By Scott Tibbs, January 22, 2001
Every ten years, the federal government fulfills its Constitutional requirement to conduct an enumeration of the population, so that, among other things, Congressional seats can be apportioned according to population. And every ten years, some states gain and some lose members of Congress. States that lose members of Congress face bitterly partisan redistricting battles and the re-drawing of the districts often winds up in court.
States that lose members of Congress also find themselves having fewer members to represent a larger population than ten years earlier. This dilutes the voice of the individual voter, making his vote less significant than it would be if Congressmen represented fewer people. A change of 25,000 votes that would swing the election in another year suddenly becomes a statistic in the victory margin when the district includes another 100,000 people. It is also true that states gaining seats have roughly the same number of people being represented by a single Congressman, and face the same representation problems even with more members of Congress.
One solution being talked about but not seriously considered for implementation is increasing the number of members in Congress. This would make House members more responsive to each individual voter, as each vote would suddenly matter more, and may increase voter turnout when people realize their vote is more valuable than it was.
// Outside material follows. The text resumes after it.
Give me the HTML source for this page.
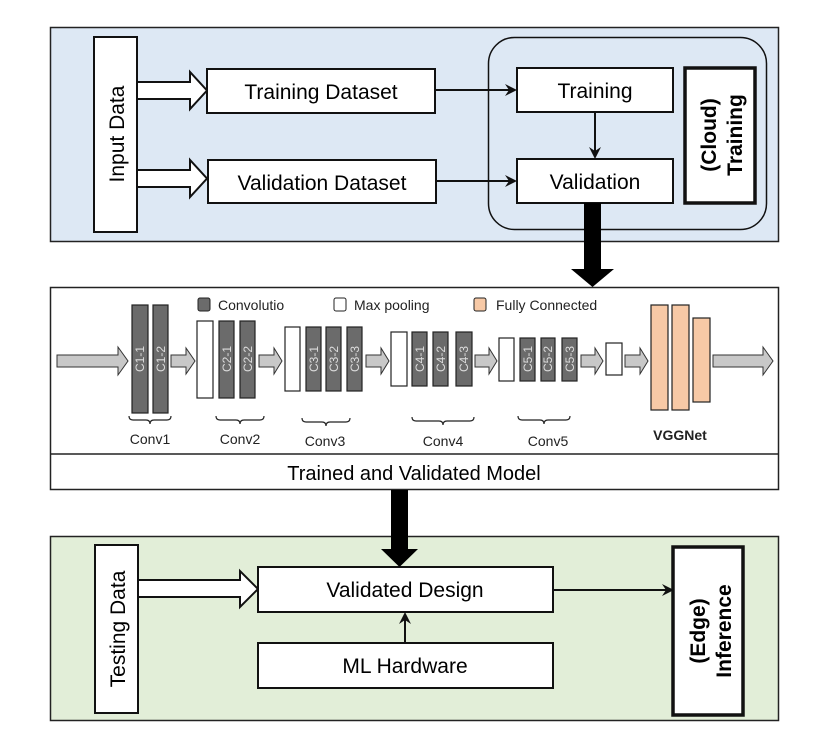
<!DOCTYPE html>
<html><head><meta charset="utf-8"><style>
html,body{margin:0;padding:0;background:#fff;}
svg{display:block;}
text{font-family:"Liberation Sans",Arial,sans-serif;}
</style></head><body>
<svg width="830" height="743" viewBox="0 0 830 743" xmlns="http://www.w3.org/2000/svg">
<!-- Top panel -->
<rect x="50.5" y="27.5" width="728" height="214" fill="#dde8f4" stroke="#222" stroke-width="1.5"/>
<rect x="94" y="37" width="43" height="195" fill="#fff" stroke="#111" stroke-width="2"/>
<text transform="translate(124,134) rotate(-90)" text-anchor="middle" font-size="21">Input Data</text>
<polygon points="137,82 190,82 190,72 207,90.5 190,109 190,99 137,99" fill="#fff" stroke="#111" stroke-width="2"/>
<polygon points="137,170 190,170 190,160 207,178.5 190,197 190,187 137,187" fill="#fff" stroke="#111" stroke-width="2"/>
<rect x="207" y="69" width="228" height="44" fill="#fff" stroke="#111" stroke-width="2"/>
<text x="321" y="99" text-anchor="middle" font-size="21">Training Dataset</text>
<rect x="208" y="160" width="228" height="43" fill="#fff" stroke="#111" stroke-width="2"/>
<text x="322" y="190" text-anchor="middle" font-size="21">Validation Dataset</text>
<rect x="488.5" y="37.5" width="278" height="192" rx="26" fill="none" stroke="#111" stroke-width="1.5"/>
<line x1="435" y1="90" x2="510" y2="90" stroke="#111" stroke-width="2"/>
<polygon points="517,90 505,84 509,90 505,96" fill="#111"/>
<line x1="436" y1="181" x2="510" y2="181" stroke="#111" stroke-width="2"/>
<polygon points="517,181 505,175 509,181 505,187" fill="#111"/>
<rect x="517" y="68" width="156" height="44" fill="#fff" stroke="#111" stroke-width="2"/>
<text x="595" y="98" text-anchor="middle" font-size="21">Training</text>
<rect x="517" y="159" width="156" height="44" fill="#fff" stroke="#111" stroke-width="2"/>
<text x="595" y="189" text-anchor="middle" font-size="21">Validation</text>
<line x1="595" y1="112" x2="595" y2="153" stroke="#111" stroke-width="2"/>
<polygon points="595,159 589,147 595,151 601,147" fill="#111"/>
<rect x="685" y="68" width="70" height="135" fill="#fff" stroke="#111" stroke-width="3.5"/>
<text transform="translate(716,135) rotate(-90)" text-anchor="middle" font-size="21" font-weight="bold">(Cloud)</text>
<text transform="translate(742,135) rotate(-90)" text-anchor="middle" font-size="21" font-weight="bold">Training</text>
<!-- Middle panel -->
<rect x="50.5" y="287.5" width="728" height="202" fill="#fff" stroke="#222" stroke-width="1.5"/>
<line x1="50" y1="454" x2="779" y2="454" stroke="#222" stroke-width="1.5"/>
<text x="414" y="480" text-anchor="middle" font-size="20">Trained and Validated Model</text>
<!-- legend -->
<rect x="198" y="298" width="12" height="13" rx="2" fill="#6b6b6b" stroke="#222" stroke-width="1"/>
<text x="218" y="310" font-size="14" fill="#222">Convolutio</text>
<rect x="334" y="298" width="12" height="13" rx="2" fill="#fff" stroke="#222" stroke-width="1"/>
<text x="354" y="310" font-size="14" fill="#222">Max pooling</text>
<rect x="474" y="298" width="12" height="13" rx="2" fill="#f7c9a6" stroke="#222" stroke-width="1"/>
<text x="496" y="310" font-size="14" fill="#222">Fully Connected</text>
<g stroke="#333" stroke-width="1" fill="#c8c8c8">
<polygon points="57,355 118,355 118,347 128,361 118,375 118,367 57,367"/>
<polygon points="171,355 186,355 186,348 195,361 186,374 186,367 171,367"/>
<polygon points="259,355 274,355 274,348 282,361 274,374 274,367 259,367"/>
<polygon points="366,355 381,355 381,348 389,361 381,374 381,367 366,367"/>
<polygon points="475,355 489,355 489,348 497,361 489,374 489,367 475,367"/>
<polygon points="581,355 595,355 595,348 603,361 595,374 595,367 581,367"/>
<polygon points="625,355 640,355 640,348 648,361 640,374 640,367 625,367"/>
<polygon points="713,355 763,355 763,347 773,361 763,375 763,367 713,367"/>
</g>
<g stroke="#222" stroke-width="1.2">
<rect x="132" y="305" width="16" height="108" fill="#6b6b6b"/>
<rect x="153" y="305" width="15" height="108" fill="#6b6b6b"/>
<rect x="197" y="321" width="16" height="77" fill="#fff"/>
<rect x="219" y="321" width="15" height="77" fill="#6b6b6b"/>
<rect x="240" y="321" width="15" height="77" fill="#6b6b6b"/>
<rect x="285" y="327" width="15" height="64" fill="#fff"/>
<rect x="306" y="327" width="15" height="64" fill="#6b6b6b"/>
<rect x="326" y="327" width="15" height="64" fill="#6b6b6b"/>
<rect x="347" y="327" width="15" height="64" fill="#6b6b6b"/>
<rect x="391" y="332" width="16" height="54" fill="#fff"/>
<rect x="412" y="332" width="15" height="54" fill="#6b6b6b"/>
<rect x="433" y="332" width="15" height="54" fill="#6b6b6b"/>
<rect x="456" y="332" width="16" height="54" fill="#6b6b6b"/>
<rect x="499" y="338" width="15" height="43" fill="#fff"/>
<rect x="520" y="338" width="15" height="43" fill="#6b6b6b"/>
<rect x="541" y="338" width="14" height="43" fill="#6b6b6b"/>
<rect x="562" y="338" width="15" height="43" fill="#6b6b6b"/>
<rect x="606" y="343" width="16" height="32" fill="#fff"/>
<rect x="651" y="305" width="17" height="105" fill="#f7c9a6"/>
<rect x="672" y="305" width="17" height="105" fill="#f7c9a6"/>
<rect x="693" y="318" width="17" height="84" fill="#f7c9a6"/>
</g>
<g fill="#ddd" font-size="12" text-anchor="middle">
<text transform="translate(144,359) rotate(-90)">C1-1</text>
<text transform="translate(165,359) rotate(-90)">C1-2</text>
<text transform="translate(231,359) rotate(-90)">C2-1</text>
<text transform="translate(252,359) rotate(-90)">C2-2</text>
<text transform="translate(318,359) rotate(-90)">C3-1</text>
<text transform="translate(338,359) rotate(-90)">C3-2</text>
<text transform="translate(359,359) rotate(-90)">C3-3</text>
<text transform="translate(424,359) rotate(-90)">C4-1</text>
<text transform="translate(445,359) rotate(-90)">C4-2</text>
<text transform="translate(468,359) rotate(-90)">C4-3</text>
<text transform="translate(532,359) rotate(-90)">C5-1</text>
<text transform="translate(552,359) rotate(-90)">C5-2</text>
<text transform="translate(574,359) rotate(-90)">C5-3</text>
</g>
<g fill="none" stroke="#222" stroke-width="1.2">
<path d="M129,416 q0,4 4,4 h13 q4,0 4,4 q0,-4 4,-4 h13 q4,0 4,-4"/>
<path d="M216,416 q0,4 4,4 h16 q4,0 4,4 q0,-4 4,-4 h16 q4,0 4,-4"/>
<path d="M302,418 q0,4 4,4 h16 q4,0 4,4 q0,-4 4,-4 h16 q4,0 4,-4"/>
<path d="M412,417 q0,4 4,4 h23 q4,0 4,4 q0,-4 4,-4 h23 q4,0 4,-4"/>
<path d="M518,416 q0,4 4,4 h18 q4,0 4,4 q0,-4 4,-4 h18 q4,0 4,-4"/>
</g>
<g font-size="14" fill="#222" text-anchor="middle">
<text x="150" y="444">Conv1</text>
<text x="240" y="444">Conv2</text>
<text x="325" y="446">Conv3</text>
<text x="443" y="446">Conv4</text>
<text x="548" y="446">Conv5</text>
<text x="680" y="440" font-weight="bold">VGGNet</text>
</g>
<!-- Bottom panel -->
<rect x="50.5" y="536.5" width="728" height="184" fill="#e2eed8" stroke="#222" stroke-width="1.5"/>
<rect x="95" y="545" width="43" height="168" fill="#fff" stroke="#111" stroke-width="2"/>
<text transform="translate(125,629) rotate(-90)" text-anchor="middle" font-size="21">Testing Data</text>
<polygon points="138,580 240,580 240,571 258,589 240,607 240,597 138,597" fill="#fff" stroke="#111" stroke-width="2"/>
<rect x="258" y="567" width="295" height="45" fill="#fff" stroke="#111" stroke-width="2"/>
<text x="405" y="597" text-anchor="middle" font-size="21">Validated Design</text>
<rect x="258" y="643" width="295" height="45" fill="#fff" stroke="#111" stroke-width="2"/>
<text x="405" y="673" text-anchor="middle" font-size="21">ML Hardware</text>
<line x1="405" y1="643" x2="405" y2="618" stroke="#111" stroke-width="2"/>
<polygon points="405,612 399,624 405,620 411,624" fill="#111"/>
<line x1="553" y1="590" x2="667" y2="590" stroke="#111" stroke-width="2"/>
<polygon points="674,590 662,584 666,590 662,596" fill="#111"/>
<rect x="673" y="547" width="70" height="168" fill="#fff" stroke="#111" stroke-width="3.5"/>
<text transform="translate(705,631) rotate(-90)" text-anchor="middle" font-size="21" font-weight="bold">(Edge)</text>
<text transform="translate(731,631) rotate(-90)" text-anchor="middle" font-size="21" font-weight="bold">Inference</text>
<!-- Big arrows on top -->
<polygon points="584,203 601,203 601,269 614,269 592.5,287 571,269 584,269" fill="#000"/>
<polygon points="391,490 408,490 408,549 418,549 399.5,567 381,549 391,549" fill="#000"/>
</svg>
</body></html>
In a his nationally syndicated column, George Will wrote that at the founding of the nation, each member of Congress represented an average only 60,000 voters. In 1930, each House member represented about 281,000 people, while today each House member represents over 645,000.
Some would criticize this proposal as "more government" and not consistent with a conservative philosophy. However, more government is not automatically a bad thing. During the Cold War, we needed more government in terms of a larger military to defeat the former Soviet Union, and that increase in government brought down the USSR without a single shot being fired between the two countries. This isn't a proposal for an open-ended government social program, or a subsidy for a special interest group. This is simply allowing the House of Representatives to fulfill its constitutionally mandated duty to represent the interests of the people. Limiting the size of government is different from keeping government in its proper role, though it is clear that the size of government in terms of government programs and regulations is way too large.
Some would also question whether this argument should be applied to the US Senate, where each state has two Senators regardless of population. However, equal representation for each state in the Senate is an important part of states' rights, so the smaller states like Montana have an equal voice as the large states such as California. Supporting states rights through a Senate with two Senators from each state is not inconsistent with a larger House to better represent the people. It is just as the Founders intended: One house represents the people, and the other represents the states.
Eventually, the number of House members would have to be capped, as there does come a point where it is not practical to add more House members as the population grows. However, we have not arrived at that point as of yet, and increasing the size of the House should be seriously considered.